Make a verbatim copy of the entries below; pictures stay out.

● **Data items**
⁂
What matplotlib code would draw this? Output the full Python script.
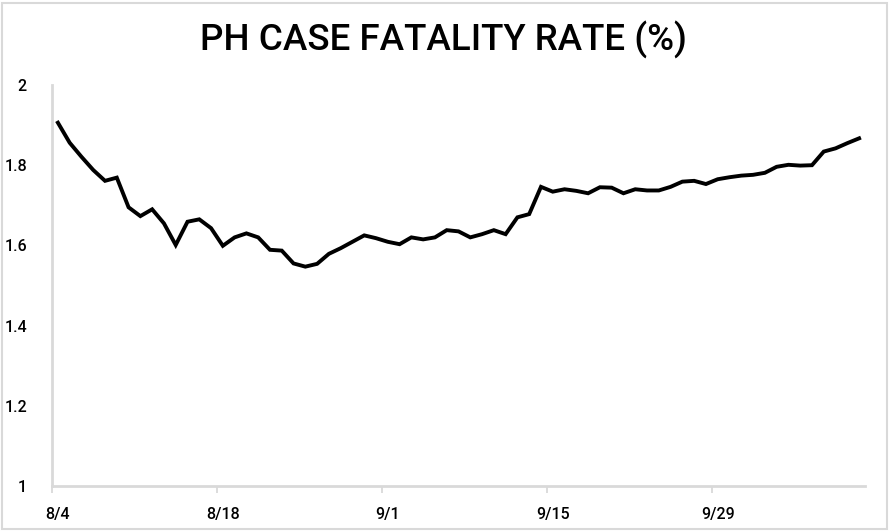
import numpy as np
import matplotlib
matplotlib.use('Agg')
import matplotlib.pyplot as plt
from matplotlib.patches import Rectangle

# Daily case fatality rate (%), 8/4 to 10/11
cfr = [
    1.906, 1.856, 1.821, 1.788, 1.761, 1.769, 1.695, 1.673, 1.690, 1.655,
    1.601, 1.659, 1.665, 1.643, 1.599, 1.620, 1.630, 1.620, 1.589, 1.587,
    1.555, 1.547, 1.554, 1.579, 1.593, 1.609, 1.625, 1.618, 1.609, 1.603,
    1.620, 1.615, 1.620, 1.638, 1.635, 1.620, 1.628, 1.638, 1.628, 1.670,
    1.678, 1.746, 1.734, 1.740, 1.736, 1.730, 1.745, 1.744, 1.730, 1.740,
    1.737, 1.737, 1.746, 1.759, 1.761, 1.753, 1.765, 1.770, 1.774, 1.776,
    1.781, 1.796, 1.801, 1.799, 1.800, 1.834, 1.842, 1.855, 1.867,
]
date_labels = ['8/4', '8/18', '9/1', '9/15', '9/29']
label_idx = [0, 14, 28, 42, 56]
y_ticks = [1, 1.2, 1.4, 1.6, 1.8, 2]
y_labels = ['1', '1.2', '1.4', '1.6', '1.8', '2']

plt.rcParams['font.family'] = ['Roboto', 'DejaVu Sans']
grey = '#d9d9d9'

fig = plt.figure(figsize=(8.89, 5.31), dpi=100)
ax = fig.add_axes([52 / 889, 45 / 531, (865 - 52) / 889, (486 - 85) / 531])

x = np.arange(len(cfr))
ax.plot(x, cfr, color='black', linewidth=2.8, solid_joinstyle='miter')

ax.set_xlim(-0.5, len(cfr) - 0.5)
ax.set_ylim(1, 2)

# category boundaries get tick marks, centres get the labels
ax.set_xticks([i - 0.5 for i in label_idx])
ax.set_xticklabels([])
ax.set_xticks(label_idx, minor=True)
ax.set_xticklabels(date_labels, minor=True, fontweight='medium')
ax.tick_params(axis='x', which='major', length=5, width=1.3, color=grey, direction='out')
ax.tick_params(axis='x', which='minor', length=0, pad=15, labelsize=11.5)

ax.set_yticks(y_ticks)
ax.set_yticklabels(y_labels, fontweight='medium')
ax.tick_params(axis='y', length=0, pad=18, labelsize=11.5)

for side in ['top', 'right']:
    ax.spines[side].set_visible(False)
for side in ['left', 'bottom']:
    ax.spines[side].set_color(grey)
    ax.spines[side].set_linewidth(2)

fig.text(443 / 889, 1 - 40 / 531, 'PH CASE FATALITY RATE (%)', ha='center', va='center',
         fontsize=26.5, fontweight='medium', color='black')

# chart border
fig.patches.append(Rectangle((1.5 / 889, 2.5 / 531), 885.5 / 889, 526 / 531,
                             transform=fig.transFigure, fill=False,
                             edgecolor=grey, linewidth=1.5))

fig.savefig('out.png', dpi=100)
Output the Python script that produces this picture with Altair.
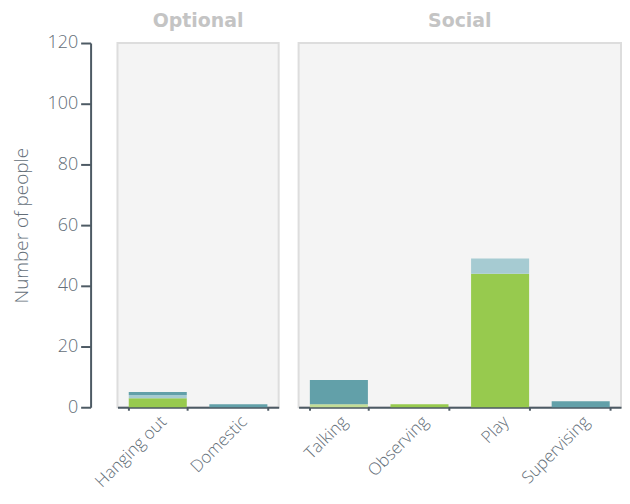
⁂
● **Output of the exercise**
What matplotlib code would draw this? Output the full Python script.
import numpy as np
import matplotlib
matplotlib.use('Agg')
import matplotlib.pyplot as plt
from matplotlib.patches import Rectangle

# Daily case fatality rate (%), 8/4 to 10/11
cfr = [
    1.906, 1.856, 1.821, 1.788, 1.761, 1.769, 1.695, 1.673, 1.690, 1.655,
    1.601, 1.659, 1.665, 1.643, 1.599, 1.620, 1.630, 1.620, 1.589, 1.587,
    1.555, 1.547, 1.554, 1.579, 1.593, 1.609, 1.625, 1.618, 1.609, 1.603,
    1.620, 1.615, 1.620, 1.638, 1.635, 1.620, 1.628, 1.638, 1.628, 1.670,
    1.678, 1.746, 1.734, 1.740, 1.736, 1.730, 1.745, 1.744, 1.730, 1.740,
    1.737, 1.737, 1.746, 1.759, 1.761, 1.753, 1.765, 1.770, 1.774, 1.776,
    1.781, 1.796, 1.801, 1.799, 1.800, 1.834, 1.842, 1.855, 1.867,
]
date_labels = ['8/4', '8/18', '9/1', '9/15', '9/29']
label_idx = [0, 14, 28, 42, 56]
y_ticks = [1, 1.2, 1.4, 1.6, 1.8, 2]
y_labels = ['1', '1.2', '1.4', '1.6', '1.8', '2']

plt.rcParams['font.family'] = ['Roboto', 'DejaVu Sans']
grey = '#d9d9d9'

fig = plt.figure(figsize=(8.89, 5.31), dpi=100)
ax = fig.add_axes([52 / 889, 45 / 531, (865 - 52) / 889, (486 - 85) / 531])

x = np.arange(len(cfr))
ax.plot(x, cfr, color='black', linewidth=2.8, solid_joinstyle='miter')

ax.set_xlim(-0.5, len(cfr) - 0.5)
ax.set_ylim(1, 2)

# category boundaries get tick marks, centres get the labels
ax.set_xticks([i - 0.5 for i in label_idx])
ax.set_xticklabels([])
ax.set_xticks(label_idx, minor=True)
ax.set_xticklabels(date_labels, minor=True, fontweight='medium')
ax.tick_params(axis='x', which='major', length=5, width=1.3, color=grey, direction='out')
ax.tick_params(axis='x', which='minor', length=0, pad=15, labelsize=11.5)

ax.set_yticks(y_ticks)
ax.set_yticklabels(y_labels, fontweight='medium')
ax.tick_params(axis='y', length=0, pad=18, labelsize=11.5)

for side in ['top', 'right']:
    ax.spines[side].set_visible(False)
for side in ['left', 'bottom']:
    ax.spines[side].set_color(grey)
    ax.spines[side].set_linewidth(2)

fig.text(443 / 889, 1 - 40 / 531, 'PH CASE FATALITY RATE (%)', ha='center', va='center',
         fontsize=26.5, fontweight='medium', color='black')

# chart border
fig.patches.append(Rectangle((1.5 / 889, 2.5 / 531), 885.5 / 889, 526 / 531,
                             transform=fig.transFigure, fill=False,
                             edgecolor=grey, linewidth=1.5))

fig.savefig('out.png', dpi=100)
Output the Python script that produces this picture with Altair.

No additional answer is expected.